Durante el sexenio del expresidente mexicano Felipe Calderón, el gobierno de México le declaró una guerra total al narcotráfico. El gran estratega de esa campaña, el secretario de Seguridad Pública, Genaro García Luna, se encuentra hoy detenido y procesado por una corte en Brooklyn, Nueva York, debido a sus vínculos con el cártel de Sinaloa. Quien ante el público aparecía como un campeón contra el narcotráfico, aparentemente estaba recibiendo millones de dólares en sobornos a cambio de atacar con dureza a los cárteles que competían con el de Sinaloa, mientras este último perpetraba impunemente sus actividades criminales. Y así, por la perversión de funcionarios como García Luna, lo que parecía bueno se convirtió en algo muy malo, llevando la violencia y la muerte en México a extremos delirantes.

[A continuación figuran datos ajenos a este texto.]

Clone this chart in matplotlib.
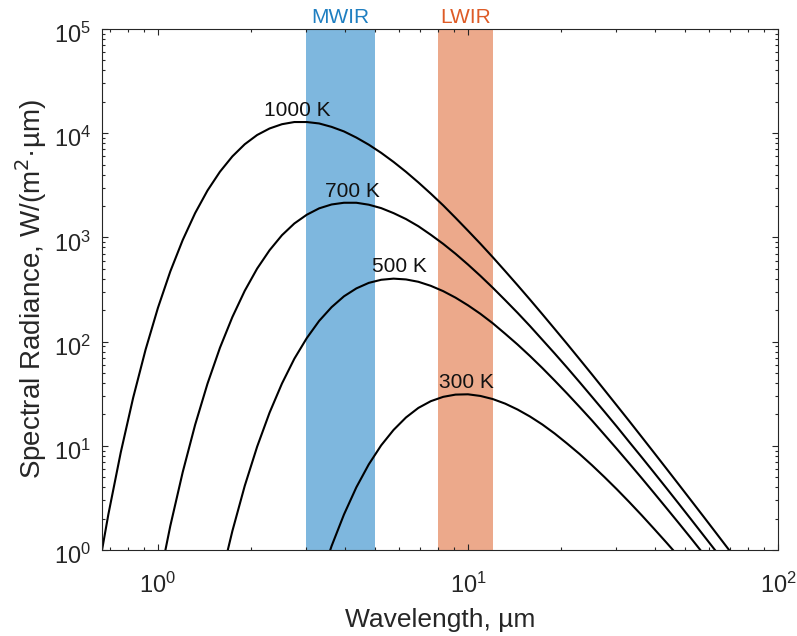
import numpy as np
import matplotlib
matplotlib.use("Agg")
import matplotlib.pyplot as plt
import matplotlib.transforms as mtransforms
from matplotlib.ticker import LogLocator, NullFormatter

plt.rcParams['font.family'] = ['Liberation Sans', 'DejaVu Sans']

# wavelength grid (µm) and spectral radiance values
wavelength_um = [0.631,0.6918,0.7586,0.8318,0.912,1,1.096,1.202,1.318,1.445,1.585,1.738,1.905,2.089,2.291,2.512,2.754,3.02,3.311,3.631,3.981,4.365,4.786,5.248,5.754,6.31,6.918,7.586,8.318,9.12,10,10.96,12.02,13.18,14.45,15.85,17.38,19.05,20.89,22.91,25.12,27.54,30.2,33.11,36.31,39.81,43.65,47.86,52.48,57.54,63.1,69.18,75.86,83.18,91.2,100]
radiance_1000K = [0.468,2.19,8.63,28.9,83.5,211,471,944,1.71e+03,2.82e+03,4.27e+03,5.99e+03,7.83e+03,9.61e+03,1.11e+04,1.22e+04,1.28e+04,1.28e+04,1.24e+04,1.15e+04,1.04e+04,9.08e+03,7.76e+03,6.48e+03,5.3e+03,4.26e+03,3.37e+03,2.63e+03,2.03e+03,1.54e+03,1.16e+03,871,646,475,348,253,183,132,94.9,67.8,48.4,34.4,24.4,17.3,12.2,8.6,6.05,4.25,2.98,2.09,1.46,1.02,0.713,0.498,0.347,0.242]
radiance_700K = [2.67e-05,0.000295,0.00255,0.0174,0.0967,0.443,1.7,5.59,15.9,39.5,87.3,172,307,502,753,1.05e+03,1.36e+03,1.65e+03,1.9e+03,2.07e+03,2.15e+03,2.15e+03,2.06e+03,1.91e+03,1.71e+03,1.5e+03,1.28e+03,1.06e+03,867,696,549,428,329,250,189,141,104,76.8,56.2,40.8,29.5,21.3,15.3,10.9,7.79,5.54,3.93,2.78,1.96,1.38,0.971,0.683,0.479,0.335,0.235,0.164]
radiance_500K = [5.84e-11,2.04e-09,5e-08,8.88e-07,1.18e-05,0.000119,0.000945,0.006,0.0311,0.134,0.487,1.52,4.12,9.81,20.8,39.6,68.5,108,158,214,272,324,366,392,402,395,375,343,305,264,223,185,150,119,93.8,72.7,55.7,42.2,31.7,23.6,17.5,12.8,9.35,6.79,4.91,3.53,2.53,1.81,1.29,0.914,0.648,0.458,0.323,0.227,0.16,0.112]
radiance_300K = [3.65e-24,1.85e-21,5.2e-19,8.55e-17,8.61e-15,5.55e-13,2.38e-11,7.06e-10,1.49e-08,2.31e-07,2.7e-06,2.44e-05,0.000175,0.00101,0.0048,0.0191,0.0647,0.189,0.482,1.09,2.19,4,6.63,10.1,14.2,18.7,23.1,26.8,29.5,31,31.2,30.1,28.1,25.4,22.3,19.1,16,13.1,10.5,8.34,6.51,5.02,3.83,2.89,2.16,1.6,1.18,0.864,0.629,0.456,0.329,0.236,0.169,0.121,0.0857,0.0608]

curve_labels = ["1000 K", "700 K", "500 K", "300 K"]
label_wavelength_um = [2.81, 4.23, 6.0, 9.85]

band_names = ["MWIR", "LWIR"]
band_edges_um = [(3, 5), (8, 12)]
band_fill = ["#7EB7DE", "#ECA98B"]
band_text = ["#1F7FC1", "#DE5B26"]

x_limits = (0.66, 100)
y_limits = (1, 1e5)

curves = [radiance_1000K, radiance_700K, radiance_500K, radiance_300K]

axis_col = "#262626"
fig = plt.figure(figsize=(7.97, 6.36), dpi=100)
ax = fig.add_axes([102/797, 86/636, 676/797, 521/636])

for (lo, hi), fc in zip(band_edges_um, band_fill):
    ax.axvspan(lo, hi, color=fc, lw=0, zorder=0)
for (lo, hi), name, tc in zip(band_edges_um, band_names, band_text):
    ax.annotate(name, xy=(np.sqrt(lo*hi), 1), xycoords=('data', 'axes fraction'),
                xytext=(0, 4.5), textcoords='offset points', ha='center', va='baseline',
                fontsize=15, color=tc)

for vals, lab, lx in zip(curves, curve_labels, label_wavelength_um):
    ax.plot(wavelength_um, vals, color='black', lw=1.5, zorder=3)
    ax.annotate(lab, xy=(lx, max(vals)), xytext=(0, 4.5), textcoords='offset points',
                ha='center', va='baseline', fontsize=15, color='#111111')

ax.set_xscale('log')
ax.set_yscale('log')
ax.set_xlim(*x_limits)
ax.set_ylim(*y_limits)
ax.xaxis.set_major_locator(LogLocator(base=10, numticks=10))
ax.yaxis.set_major_locator(LogLocator(base=10, numticks=10))
ax.xaxis.set_minor_locator(LogLocator(base=10, subs=np.arange(2, 10), numticks=20))
ax.yaxis.set_minor_locator(LogLocator(base=10, subs=np.arange(2, 10), numticks=20))
ax.xaxis.set_minor_formatter(NullFormatter())
ax.yaxis.set_minor_formatter(NullFormatter())
ax.tick_params(which='both', direction='in', top=True, right=True, colors=axis_col,
               labelsize=17, width=0.8)
ax.tick_params(which='major', length=4.5)
ax.tick_params(which='minor', length=2.3)
ax.tick_params(axis='x', which='major', pad=16)
ax.tick_params(axis='y', which='major', pad=8)
for s in ax.spines.values():
    s.set_color(axis_col)
    s.set_linewidth(0.8)
    s.set_zorder(5)

shift = mtransforms.ScaledTranslation(0, -4/100, fig.dpi_scale_trans)
for lbl in ax.get_yticklabels():
    lbl.set_transform(lbl.get_transform() + shift)

ax.set_xlabel("Wavelength, µm", fontsize=19, color=axis_col, va='top')
ax.xaxis.set_label_coords(0.5, -0.112)
ax.set_ylabel("Spectral Radiance, W/(m$^2$·µm)", fontsize=20, color=axis_col, va='bottom')
ax.yaxis.set_label_coords(-0.078, 0.5)

fig.savefig("out.png", dpi=100)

Ahora, más recientemente, el presidente de El Salvador, Nayib Bukele, enfrenta su momento más difícil a la luz de acusaciones de que su gobierno ha estado espiando a periodistas mediante la utilización del célebre software israelí de interceptación de las comunicaciones, Pegasus. O sea, un software diseñado para combatir el terrorismo mediante interceptaciones legales, que solo puede ser adquirido oficialmente por los gobiernos, habría sido pervertido por el régimen de Bukele para violar la libertad de expresión.
En el Perú, en estos primeros seis meses de gobierno, hay claras señales de intromisión política en los ascensos en las Fuerzas Armadas y en la policía nacional. Hay claras señales de que se pretende debilitar a la División de Investigación de Delitos de Alta Complejidad (Diviac) de la PNP. También hay pugnas en los nombramientos de altos mandos policiales a todas luces propiciadas desde Palacio de Gobierno. Todo esto no puede ser simplemente considerado meras estratagemas propias de la politiquería criolla. Se está configurando una tendencia que conspira contra instituciones directamente involucradas en hacer frente a organizaciones criminales transnacionales.
Pretender colocarse al filo de la navaja en asuntos que atañen a la soberanía nacional es jugar con fuego. Aquí no hay disquisiciones o indecisiones ideológicas que puedan disimular la gravedad del asunto.